Hope—sharp and terrifying—flickered in my chest.
“You’re a candidate for surgery,” she said. “The tumor is still aggressive, and the odds are terrible—less than six percent. It could end on that table or you could survive and we could remove enough of the tumor to give you years instead of days.”
My heart forgot how to beat properly, a less than six percent chance? It was too big of a risk.
“What happens if I don’t do surgery?”
“Days,” she said. “Maybe weeks. The tumor will regrow and eventually it’ll cause hemorrhaging or more severe seizures.”
“And with surgery?”
“You either die on the table or you potentially gain years. There’s no middle ground. I’m sorry, I don’t know how else to say this…”
The room went quiet except for the hum of fluorescent lights overhead.
I looked at Michael, he was watching me with the same mix of fear and hope. “What do you think?” I whispered.
“It’s your choice.” His hand tightened around mine, like he was afraid I’d disappear if he let go. “I can’t handle losing you at all. But surgery gives us a chance. Doesn’t it?” He smiled but it was sad.
I wanted more mornings on the sand. More letters. More time to memorize him.
I needed more time the way a drowning person needs air. But dying on that table was a real possibility—one that would take me from him sooner. Permanently.
CHAPTER 18
Claudette
I made lists.
Pros and cons. Risk versus reward. What happens if I do nothing versus what happens if I try.

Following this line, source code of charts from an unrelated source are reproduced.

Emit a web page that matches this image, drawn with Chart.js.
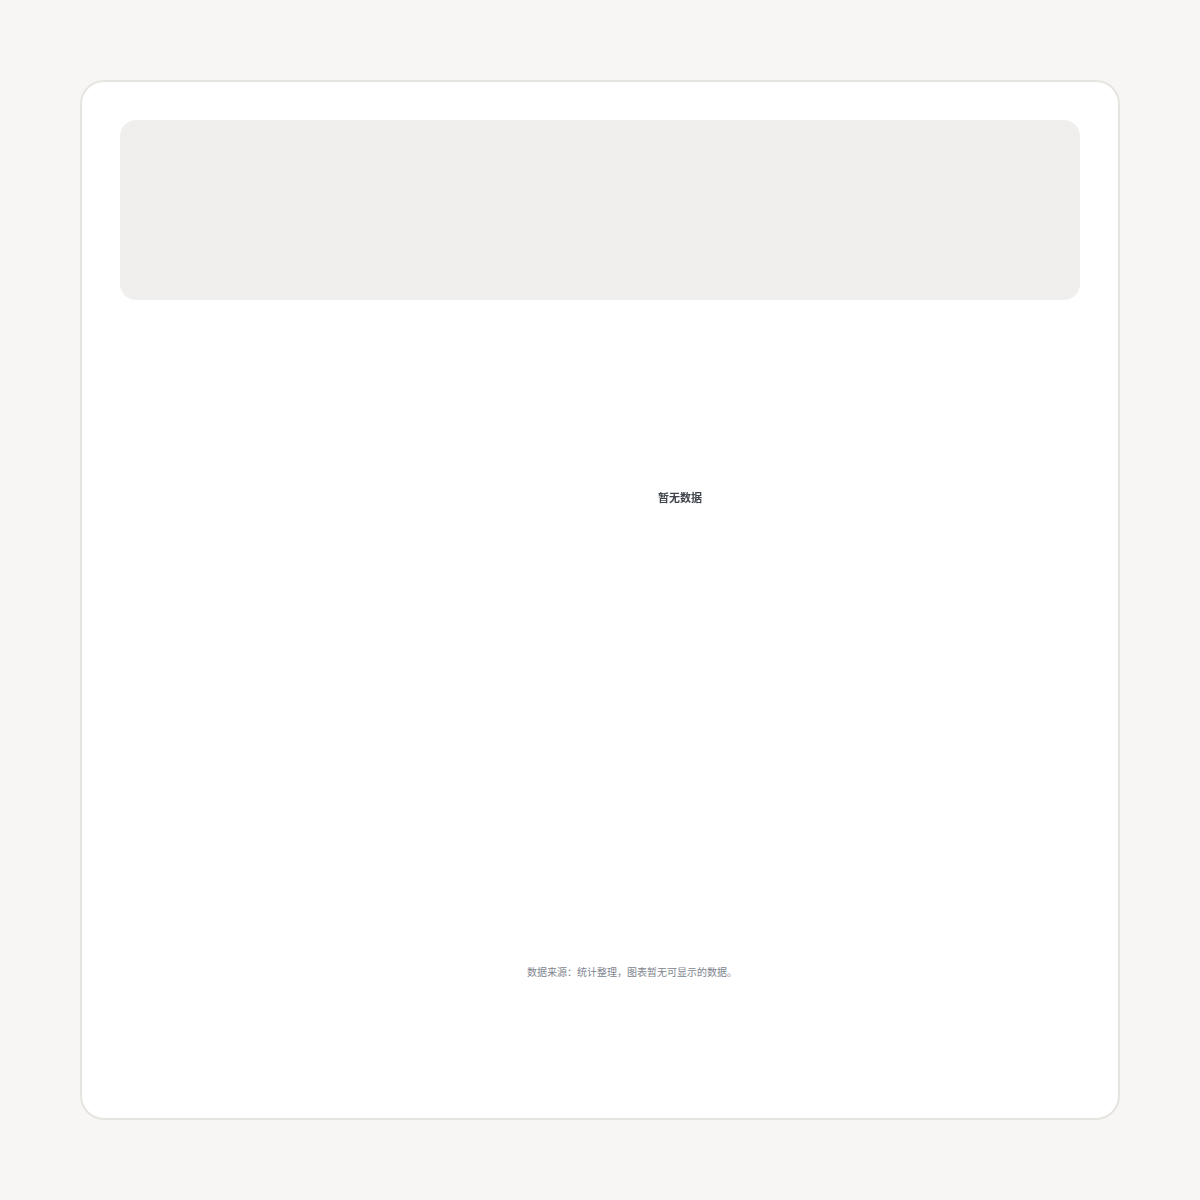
<!DOCTYPE html>
<html lang="zh">
<head>
    <meta charset="UTF-8">
    <title>暂无数据</title>
    <script src="https://cdn.jsdelivr.net/npm/chart.js"></script>
    <style>
        body {
            margin: 0;
            padding: 80px;
            background-color: #f7f6f4;
            font-family: 'Noto Sans CJK SC', 'Noto Sans', sans-serif;
        }

        .card {
            box-sizing: border-box;
            width: 1040px;
            height: 1040px;
            background: #fff;
            border: 2px solid #e6e4e1;
            border-radius: 24px;
            padding: 38px;
        }

        .header {
            height: 180px;
            background-color: #f0efed;
            border-radius: 16px;
        }

        .chart-box {
            position: relative;
            height: 356px;
            margin-top: 20px;
        }

        .note {
            margin-top: 288px;
            padding-left: 64px;
            text-align: center;
            font-size: 10px;
            color: #80848e;
        }
    </style>
</head>
<body>
    <div class="card">
        <div class="header"></div>
        <div class="chart-box">
            <canvas id="chart"></canvas>
        </div>
        <div class="note" id="note"></div>
    </div>

    <script>
        // the reference shows an empty chart
        const categories = [];
        const values = [];
        const emptyText = '暂无数据';
        const noteText = '数据来源：统计整理，图表暂无可显示的数据。';

        document.getElementById('note').textContent = noteText;

        // draws the empty-state message in the middle of the chart area
        const emptyState = {
            id: 'emptyState',
            afterDraw(chart) {
                const data = chart.data.datasets[0].data;
                if (data.length) return;
                const { ctx, chartArea } = chart;
                ctx.save();
                ctx.font = '600 11px "Noto Sans CJK SC", sans-serif';
                ctx.fillStyle = '#3f434c';
                ctx.textAlign = 'center';
                ctx.textBaseline = 'middle';
                ctx.fillText(emptyText, (chartArea.left + chartArea.right) / 2, (chartArea.top + chartArea.bottom) / 2);
                ctx.restore();
            }
        };

        new Chart(document.getElementById('chart'), {
            type: 'doughnut',
            data: {
                labels: categories,
                datasets: [{
                    data: values,
                    backgroundColor: ['#5b8ff9', '#5ad8a6', '#f6bd16']
                }]
            },
            options: {
                responsive: true,
                maintainAspectRatio: false,
                animation: false,
                layout: { padding: { left: 160 } },
                plugins: {
                    legend: { display: false },
                    tooltip: { enabled: false }
                }
            },
            plugins: [emptyState]
        });
    </script>
</body>
</html>
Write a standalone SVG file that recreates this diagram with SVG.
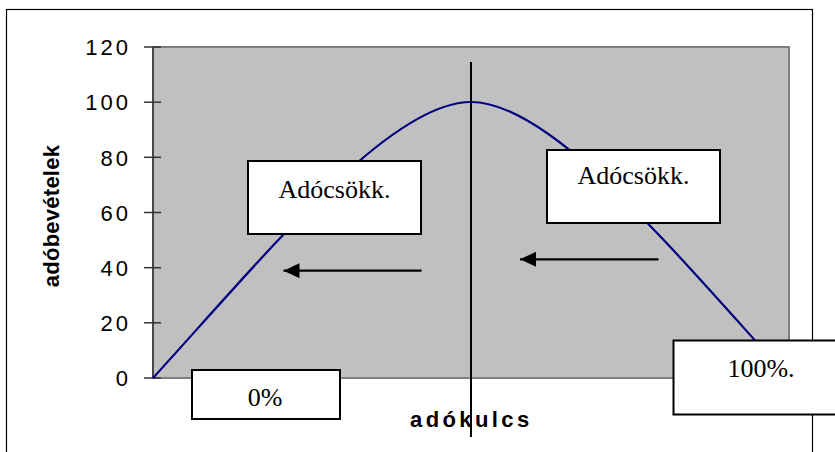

The surgical option Dr. Matthews had presented sat in my mind like a weight I couldn’t move. Less than a six-percent success rate.
But also—a chance.
The first real chance anyone had offered me since this nightmare began.
I sat at Michael’s desk with a legal pad covered in my handwriting. Two columns. Surgical intervention on the left. Palliative care on the right.
Surgery meant: possible survival, a chance at a future, fighting instead of waiting, giving Michael something to hold onto.
It also meant: probably dying on the table, potentially worse quality of life if I survived with complications, putting Michael through watching me try and fail, stealing peaceful time for a gamble that wouldn’t pay off.
I’d been staring at these lists for two days straight.
Michael found me there on the second afternoon, still sitting at his desk, pen in hand, no closer to a decision than I’d been forty-eight hours ago.
“You’re overthinking it,” Michael said from the doorway.
“I’m deciding whether to risk dying in surgery or accept dying slowly. There’s no such thing as overthinking that.”
He crossed to me. Looked at my lists. “What does your gut say?”
“My gut says I’m terrified either way.”
“Then what does your heart say?”
I set down the pen and looked up at him. “My heart says I want more time with you. I just don’t know which option gives us that.”